“Each day through my window I watch her as she passes by. I say to myself, “You’re such a lucky guy.” To have a girl like her is truly a dream come true, out of all of the fellas in the world she belongs to me. But it was just my imagination, running away with me. It was just my imagination, running away with me.” —From the Temptations; ‘Just my Imagination’
I will be in Bradenton, FL (Pirates City) next week to check on the evolution or continued dissolution of the Pittsburgh Pirates. Unlike most of the “objective” sports scribes hailing from the steel city; I wear my heart on my sleeve when it comes to the Buc’s.

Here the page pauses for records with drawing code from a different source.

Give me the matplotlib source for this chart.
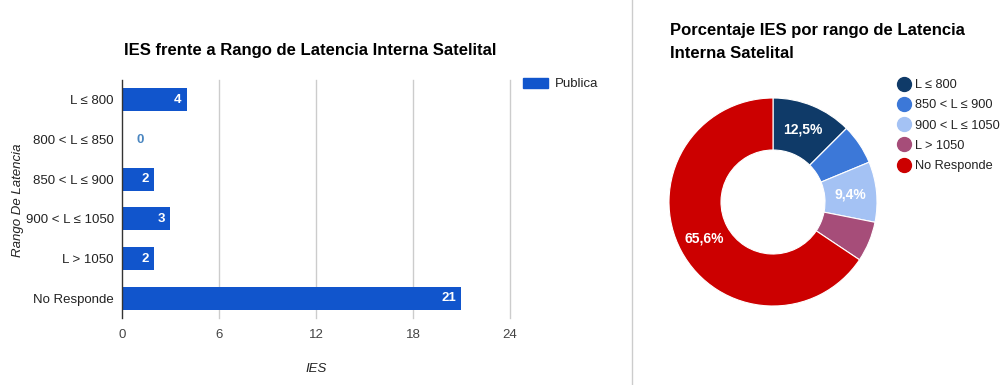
import matplotlib
matplotlib.use("Agg")
import matplotlib.pyplot as plt
from matplotlib.lines import Line2D

plt.rcParams['font.family'] = ['Liberation Sans', 'DejaVu Sans']

# Data
categories = ["L ≤ 800", "800 < L ≤ 850", "850 < L ≤ 900", "900 < L ≤ 1050", "L > 1050", "No Responde"]
publica = [4, 0, 2, 3, 2, 21]
x_ticks = [0, 6, 12, 18, 24]

pie_labels = ["L ≤ 800", "800 < L ≤ 850", "850 < L ≤ 900", "900 < L ≤ 1050", "L > 1050", "No Responde"]
pie_values = [4, 0, 2, 3, 2, 21]
pie_colors = ["#0f3a68", "#e69138", "#3c78d8", "#a4c2f4", "#a64d79", "#cc0000"]

W, H = 1003, 385
fig = plt.figure(figsize=(W / 100, H / 100), dpi=100)
fig.patch.set_facecolor("white")


def fx(px):
    return px / W


def fy(py):
    return 1 - py / H


# ---------------- Bar chart ----------------
bar_color = "#1155cc"
ax = fig.add_axes([fx(122), fy(318), fx(510) - fx(122), fy(80) - fy(318)])
ypos = list(range(len(categories)))
ax.barh(ypos, publica, height=0.58, color=bar_color, zorder=3)
ax.set_ylim(len(categories) - 0.5, -0.5)
ax.set_xlim(0, 24)
ax.set_xticks(x_ticks)
ax.set_xticklabels([str(t) for t in x_ticks])
ax.set_yticks(ypos)
ax.set_yticklabels(categories)
ax.tick_params(axis='x', length=0, pad=8, labelsize=9.5, labelcolor="#444444")
ax.tick_params(axis='y', length=0, pad=6, labelsize=9.5, labelcolor="#222222")
for t in x_ticks[1:]:
    ax.axvline(t, color="#cccccc", lw=1, zorder=1, clip_on=False)
for s in ["top", "right", "bottom"]:
    ax.spines[s].set_visible(False)
ax.spines["left"].set_color("#333333")
ax.spines["left"].set_linewidth(1)
ax.spines["left"].set_zorder(4)

for y, v in zip(ypos, publica):
    if v > 0:
        ax.text(v - 0.35, y, str(v), ha="right", va="center", color="white",
                fontsize=9.5, fontweight="bold", zorder=5)
    else:
        ax.text(0.9, y, str(v), ha="left", va="center", color="#4a86c0",
                fontsize=9.5, fontweight="bold", zorder=5)

ax.set_xlabel("IES", fontstyle="italic", fontsize=9.5, color="#222222", labelpad=16)
fig.text(fx(18), fy(200), "Rango De Latencia", rotation=90, ha="center", va="center",
         fontstyle="italic", fontsize=9.5, color="#222222")

fig.text(fx(310), fy(50), "IES frente a Rango de Latencia Interna Satelital",
         ha="center", va="center", fontsize=12, fontweight="bold", color="#000000")

# Legend of the bar chart
leg = fig.legend(handles=[plt.Rectangle((0, 0), 1, 1, color=bar_color)], labels=["Publica"],
                 loc="center left", bbox_to_anchor=(fx(523), fy(84)), frameon=False,
                 handlelength=1.9, handleheight=0.8, handletextpad=0.5, fontsize=9.5,
                 borderpad=0, borderaxespad=0)
for t in leg.get_texts():
    t.set_color("#222222")

# Separator between the two panels
fig.add_artist(Line2D([fx(632), fx(632)], [0, 1], color="#cccccc", lw=1))

# ---------------- Donut chart ----------------
R = 104
cx, cy = 773, 202
pax = fig.add_axes([fx(cx - R), fy(cy + R), fx(2 * R), 2 * R / H])


def pct_fmt(p):
    return (f"{p:.1f}%".replace(".", ",")) if p > 7 else ""


wedges, texts, autotexts = pax.pie(
    pie_values, colors=pie_colors, startangle=90, counterclock=False, radius=1,
    wedgeprops=dict(width=0.5, edgecolor="white", linewidth=0.8),
    autopct=pct_fmt, pctdistance=0.75,
    textprops=dict(color="white", fontsize=10, fontweight="bold"))
pax.set_xlim(-1, 1)
pax.set_ylim(-1, 1)
pax.set_aspect("auto")
pax.axis("off")

fig.text(fx(670), fy(30), "Porcentaje IES por rango de Latencia", ha="left", va="center",
         fontsize=12, fontweight="bold", color="#000000")
fig.text(fx(670), fy(53), "Interna Satelital", ha="left", va="center",
         fontsize=12, fontweight="bold", color="#000000")

handles = []
labels = []
for lab, val, col in zip(pie_labels, pie_values, pie_colors):
    if val > 0:
        handles.append(Line2D([], [], marker="o", linestyle="none", markersize=10,
                              markerfacecolor=col, markeredgecolor=col))
        labels.append(lab)
leg2 = fig.legend(handles=handles, labels=labels, loc="upper left",
                  bbox_to_anchor=(fx(898), fy(79)), frameon=False, fontsize=9.2,
                  handlelength=0.9, handletextpad=0.45, labelspacing=0.65,
                  borderpad=0, borderaxespad=0)
for t in leg2.get_texts():
    t.set_color("#222222")

fig.savefig("out.png", dpi=100, facecolor="white")
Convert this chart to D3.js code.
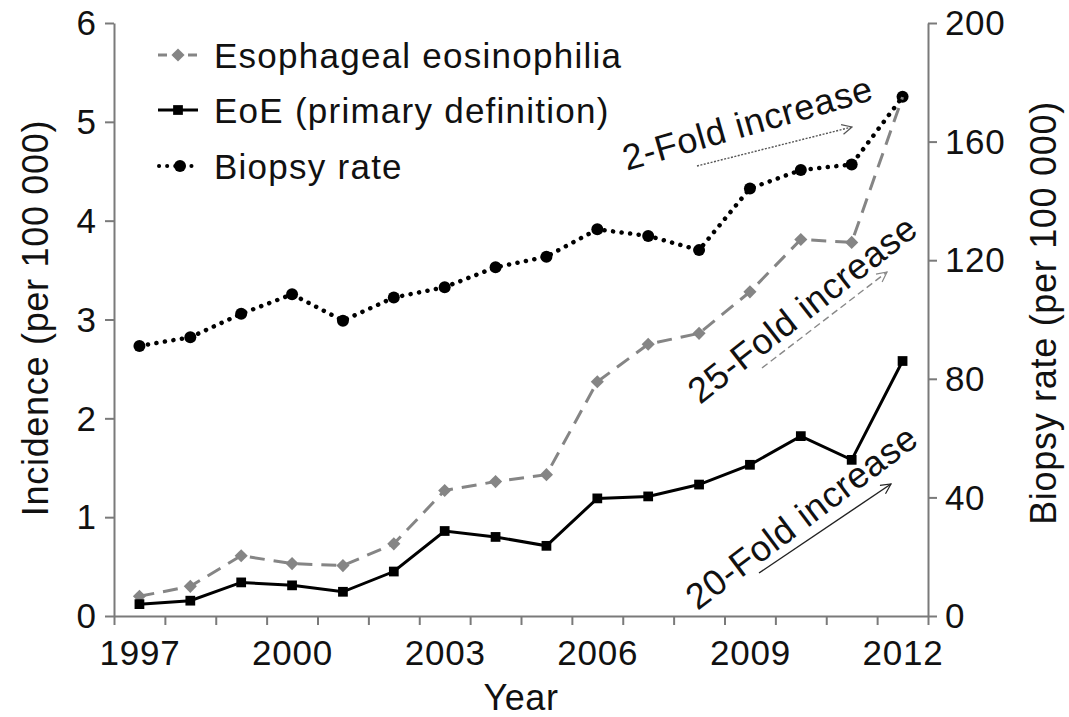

When I think of the Pirates more memories come to mind than just athletes striking out, hitting homeruns or making great defensive plays. I continue to visualize my father in his pitch black bedroom; I was the last of 12 children and by the time I came along he and my mother inhabited separate bedrooms only coming together for what they both described as “occasional celebrations.” His new “mistress” displayed multi-personalities daily and had names like; Vernon Law, Bill Mazeroski, Donn Clendenon, Elroy Face, Bob Friend, Willie Stargell, John Candelaria, Steve Blass, Al Oliver, Manny Sanguillen. Let’s forget about individuals; he loved the Pittsburgh Pirates, period. The only thing visible in that “lightless chamber” that he retired to every evening to be transported to his own personal pirate ship was the lighted red power button on his Zenith radio. My nostrils “smile” as I recall the smell of cherry tobacco filling the air almost allowing the sound waves from the broadcast of the game to “piggyback” on the aromatic smoke as it wafted toward baseball” heaven.” Even amidst the blackness of the room dad may not have been sitting in the stands at Forbes Field or Three Rivers Stadium (he never lived to see PNC Park) but he had faith and believed that between the 1st and 9th inning someone was going to emerge as one of the Pirates heroes of the night. It might have been a nasty Elroy Face forkball that would end a promising rally for the opposition or a sliding “basket” catch somewhere out in right center field by Roberto “the great one” Clemente. Pirates’ manager Danny Murtaugh could almost always count on a “bloop” by Roberto Clemente and a “blast” by Wilver Dornell Stargell to almost always keep the Pirates in the game. By the way in 1971 Willie Stargell hit 48 home runs and the only “steroids” that he required was a plate full of collard greens and ham hocks and a nice cold pitcher full of vodka and orange juice. Every night, on my knees I pray “Dear Lord, hear my plea. Don’t let them take Joel Hanrahan away from me or I will surely cry.” The Pirates have to win now. Pittsburgh no longer has ex-Pirates GM Dave Littlefield to blame for stupid money motivated deals. For the life of me I cannot comprehend how management could even consider allowing super reliever Joel Hanrahan to slip out of their grasp.